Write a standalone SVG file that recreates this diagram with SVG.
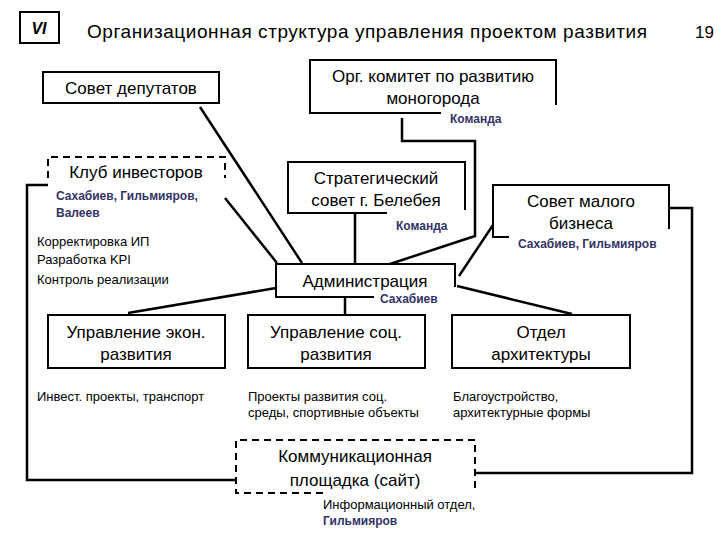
<svg xmlns="http://www.w3.org/2000/svg" width="720" height="540" viewBox="0 0 720 540">
<style>
text{font-family:"Liberation Sans",Arial,sans-serif;fill:#000}
.b{fill:none;stroke:#000;stroke-width:2}
.d{fill:none;stroke:#000;stroke-width:2;stroke-dasharray:7,5}
.c{fill:none;stroke:#000;stroke-width:2.5}
.t{font-size:17px;text-anchor:middle}
.s{font-size:13px}
.n{font-size:12px;font-weight:bold;fill:#333366}
</style>
<rect width="720" height="540" fill="#fff"/>
<g id="header">
<rect x="20" y="12" width="39" height="31" class="b"/>
<text x="39" y="34" font-size="16" font-weight="bold" font-style="italic" text-anchor="middle">VI</text>
<text x="87" y="38" font-size="19" textLength="560">Организационная структура управления проектом развития</text>
<text x="695" y="38" font-size="17">19</text>
</g>
<g id="connectors">
<polyline class="c" points="402,118 402,141 475,141 475,236 390,264"/>
<line class="c" x1="200" y1="107" x2="302" y2="263"/>
<line class="c" x1="225" y1="198" x2="277" y2="263"/>
<line class="c" x1="355" y1="214" x2="355" y2="263"/>
<line class="c" x1="493" y1="225" x2="459" y2="276"/>
<polyline class="c" points="48,185 27,185 27,480 235,480"/>
<polyline class="c" points="669,208 692,208 692,473 475,473"/>
<line class="c" x1="276" y1="288" x2="128" y2="313"/>
<line class="c" x1="457" y1="286" x2="572" y2="314"/>
<line class="c" x1="345" y1="298" x2="345" y2="315"/>
</g>
<g id="sovet-deputatov">
<rect x="43" y="72" width="176" height="31" class="b"/>
<text x="131" y="94" class="t">Совет депутатов</text>
</g>
<g id="org-komitet">
<polyline class="b" points="441,113 310,113 310,60 556,60 556,105"/>
<text x="433" y="82" class="t">Орг. комитет по развитию</text>
<text x="433" y="104" class="t">моногорода</text>
<text x="450" y="123" class="n">Команда</text>
</g>
<g id="klub">
<polyline class="d" points="48,178 48,157 225,157 225,178"/>
<text x="136" y="178" class="t">Клуб инвесторов</text>
<text x="56" y="200" class="n">Сахабиев, Гильмияров,</text>
<text x="56" y="217" class="n">Валеев</text>
<text x="37" y="246" class="s">Корректировка ИП</text>
<text x="37" y="264" class="s">Разработка KPI</text>
<text x="37" y="284" class="s">Контроль реализации</text>
</g>
<g id="strategic">
<polyline class="b" points="387,213 288,213 288,162 465,162 465,210"/>
<text x="376" y="184" class="t">Стратегический</text>
<text x="376" y="206" class="t">совет г. Белебея</text>
<text x="396" y="230" class="n">Команда</text>
</g>
<g id="small-business">
<polyline class="b" points="509,237 493,237 493,185 669,185 669,229"/>
<text x="581" y="207" class="t">Совет малого</text>
<text x="581" y="229" class="t">бизнеса</text>
<text x="518" y="248" class="n">Сахабиев, Гильмияров</text>
</g>
<g id="administration">
<polyline class="b" points="374,297 276,297 276,264 455,264 455,287"/>
<text x="365" y="287" class="t">Администрация</text>
<text x="380" y="303" class="n">Сахабиев</text>
</g>
<g id="econ">
<rect x="48" y="315" width="177" height="53" class="b"/>
<text x="136" y="338" class="t">Управление экон.</text>
<text x="136" y="360" class="t">развития</text>
<text x="37" y="401" class="s">Инвест. проекты, транспорт</text>
</g>
<g id="soc">
<rect x="248" y="315" width="177" height="53" class="b"/>
<text x="336" y="338" class="t">Управление соц.</text>
<text x="336" y="360" class="t">развития</text>
<text x="248" y="401" class="s">Проекты развития соц.</text>
<text x="248" y="417" class="s">среды, спортивные объекты</text>
</g>
<g id="arch">
<rect x="452" y="315" width="178" height="53" class="b"/>
<text x="541" y="338" class="t">Отдел</text>
<text x="541" y="360" class="t">архитектуры</text>
<text x="453" y="401" class="s">Благоустройство,</text>
<text x="453" y="417" class="s">архитектурные формы</text>
</g>
<g id="comm">
<polyline class="d" points="323,493 236,493 236,440 475,440 475,493"/>
<text x="355" y="462" class="t">Коммуникационная</text>
<text x="355" y="486" class="t">площадка (сайт)</text>
<text x="323" y="509" class="s">Информационный отдел,</text>
<text x="323" y="525" class="n">Гильмияров</text>
</g>
</svg>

★ ★ ★ ★ ★ ★ ★

= Your goal =
Reproduce the material above in full and without alteration, but skip all pictures.

= Written response =
Write a standalone SVG file that recreates this diagram with SVG.
<svg xmlns="http://www.w3.org/2000/svg" width="720" height="540" viewBox="0 0 720 540">
<style>
text{font-family:"Liberation Sans",Arial,sans-serif;fill:#000}
.b{fill:none;stroke:#000;stroke-width:2}
.d{fill:none;stroke:#000;stroke-width:2;stroke-dasharray:7,5}
.c{fill:none;stroke:#000;stroke-width:2.5}
.t{font-size:17px;text-anchor:middle}
.s{font-size:13px}
.n{font-size:12px;font-weight:bold;fill:#333366}
</style>
<rect width="720" height="540" fill="#fff"/>
<g id="header">
<rect x="20" y="12" width="39" height="31" class="b"/>
<text x="39" y="34" font-size="16" font-weight="bold" font-style="italic" text-anchor="middle">VI</text>
<text x="87" y="38" font-size="19" textLength="560">Организационная структура управления проектом развития</text>
<text x="695" y="38" font-size="17">19</text>
</g>
<g id="connectors">
<polyline class="c" points="402,118 402,141 475,141 475,236 390,264"/>
<line class="c" x1="200" y1="107" x2="302" y2="263"/>
<line class="c" x1="225" y1="198" x2="277" y2="263"/>
<line class="c" x1="355" y1="214" x2="355" y2="263"/>
<line class="c" x1="493" y1="225" x2="459" y2="276"/>
<polyline class="c" points="48,185 27,185 27,480 235,480"/>
<polyline class="c" points="669,208 692,208 692,473 475,473"/>
<line class="c" x1="276" y1="288" x2="128" y2="313"/>
<line class="c" x1="457" y1="286" x2="572" y2="314"/>
<line class="c" x1="345" y1="298" x2="345" y2="315"/>
</g>
<g id="sovet-deputatov">
<rect x="43" y="72" width="176" height="31" class="b"/>
<text x="131" y="94" class="t">Совет депутатов</text>
</g>
<g id="org-komitet">
<polyline class="b" points="441,113 310,113 310,60 556,60 556,105"/>
<text x="433" y="82" class="t">Орг. комитет по развитию</text>
<text x="433" y="104" class="t">моногорода</text>
<text x="450" y="123" class="n">Команда</text>
</g>
<g id="klub">
<polyline class="d" points="48,178 48,157 225,157 225,178"/>
<text x="136" y="178" class="t">Клуб инвесторов</text>
<text x="56" y="200" class="n">Сахабиев, Гильмияров,</text>
<text x="56" y="217" class="n">Валеев</text>
<text x="37" y="246" class="s">Корректировка ИП</text>
<text x="37" y="264" class="s">Разработка KPI</text>
<text x="37" y="284" class="s">Контроль реализации</text>
</g>
<g id="strategic">
<polyline class="b" points="387,213 288,213 288,162 465,162 465,210"/>
<text x="376" y="184" class="t">Стратегический</text>
<text x="376" y="206" class="t">совет г. Белебея</text>
<text x="396" y="230" class="n">Команда</text>
</g>
<g id="small-business">
<polyline class="b" points="509,237 493,237 493,185 669,185 669,229"/>
<text x="581" y="207" class="t">Совет малого</text>
<text x="581" y="229" class="t">бизнеса</text>
<text x="518" y="248" class="n">Сахабиев, Гильмияров</text>
</g>
<g id="administration">
<polyline class="b" points="374,297 276,297 276,264 455,264 455,287"/>
<text x="365" y="287" class="t">Администрация</text>
<text x="380" y="303" class="n">Сахабиев</text>
</g>
<g id="econ">
<rect x="48" y="315" width="177" height="53" class="b"/>
<text x="136" y="338" class="t">Управление экон.</text>
<text x="136" y="360" class="t">развития</text>
<text x="37" y="401" class="s">Инвест. проекты, транспорт</text>
</g>
<g id="soc">
<rect x="248" y="315" width="177" height="53" class="b"/>
<text x="336" y="338" class="t">Управление соц.</text>
<text x="336" y="360" class="t">развития</text>
<text x="248" y="401" class="s">Проекты развития соц.</text>
<text x="248" y="417" class="s">среды, спортивные объекты</text>
</g>
<g id="arch">
<rect x="452" y="315" width="178" height="53" class="b"/>
<text x="541" y="338" class="t">Отдел</text>
<text x="541" y="360" class="t">архитектуры</text>
<text x="453" y="401" class="s">Благоустройство,</text>
<text x="453" y="417" class="s">архитектурные формы</text>
</g>
<g id="comm">
<polyline class="d" points="323,493 236,493 236,440 475,440 475,493"/>
<text x="355" y="462" class="t">Коммуникационная</text>
<text x="355" y="486" class="t">площадка (сайт)</text>
<text x="323" y="509" class="s">Информационный отдел,</text>
<text x="323" y="525" class="n">Гильмияров</text>
</g>
</svg>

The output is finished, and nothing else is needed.